At different scales, these cultural institutions weave legitimacy for Israeli violence, and some directly provide material support to efforts to smother Palestinian resistance. The owners of media corporations and museums, subject to advertiser and donor pressure, protect this legitimacy by retaliating against culture workers who speak out against the bloodshed that their employers help enable.
One major project that culture workers can undertake is therefore to identify the specific organs that provide ideological cover for Israel’s genocidal violence and then to intervene to stop them from doing so. This might include building supermajority support among staff for an institution to embrace the Palestinian Academic and Cultural Boycott of Israel, organizing freelance workers into refusing to work for a particular cultural organization, and assembling collective protection for workers who face retaliation—firings, forced resignations, canceled bookings—for taking principled public stances. It will surely mean causing a public crisis for the media juggernauts that pretend to maintain journalistic neutrality and instead consistently obfuscate facts, demonstrate a pro-Israel bias, and amplify the IDF’s misrepresentations of the war.
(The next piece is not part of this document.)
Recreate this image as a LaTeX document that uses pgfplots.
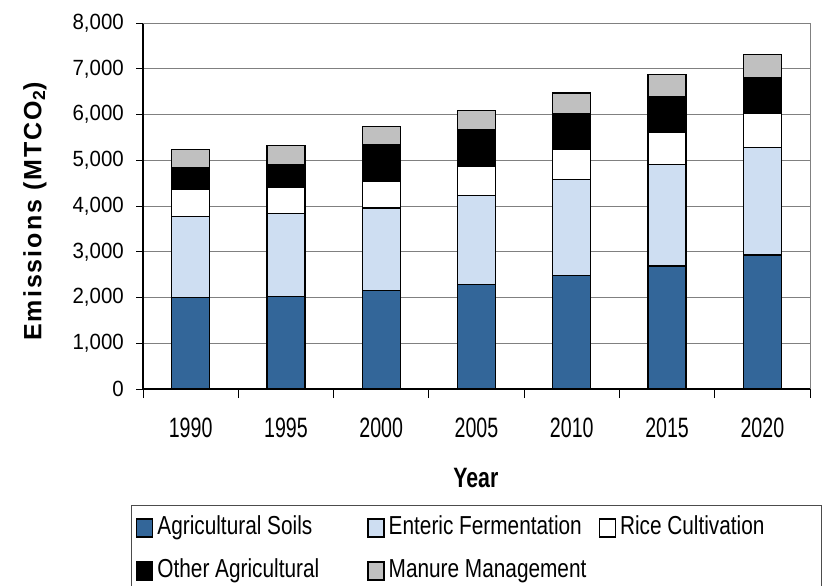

More on the Israel-Gaza War
Culture workers have a second, related task. The political right in the US is waging a war of position to redefine antisemitism as failure to support the Israeli state without qualification. The evidence of this war of position surrounds us: HR 894, which defines anti-Zionism as antisemitic; the highly coordinated and successful right-wing attack on Penn President Liz Magill; moral panics over the phrases “intifada” (uprising), “from the river to the sea,” and “free Palestine,” which all advocate for justice but are misrepresented as slogans for genocide; moves by the federal government, the DeSantis administration in Florida, and individual universities like Columbia and Rutgers to ban chapters of Students for Justice in Palestine.
Here, too, culture workers are uniquely positioned to oppose this assault on solidarity, free speech, and political organizing. We need to organize inside our cultural organizations, our publications, and our academic departments to push for a different set of claims: that all people between the Jordan River and the Mediterranean Sea deserve a life worth living; that Palestinians deserve to live free from bombardment, settler pogroms, occupation, and apartheid; that adhering to the moral principles of Judaism and the historical lessons of the Shoah means opposing Zionist violence and injustice—indeed, opposing Zionism; that, at minimum universities and magazines should enable rather than repress political expression.
And we’ll have to move fast, because our opposition is moving fast, and because we can, in fact, organize to stop the war, though only if we’re smart enough to figure out what works and dedicate ourselves to that project.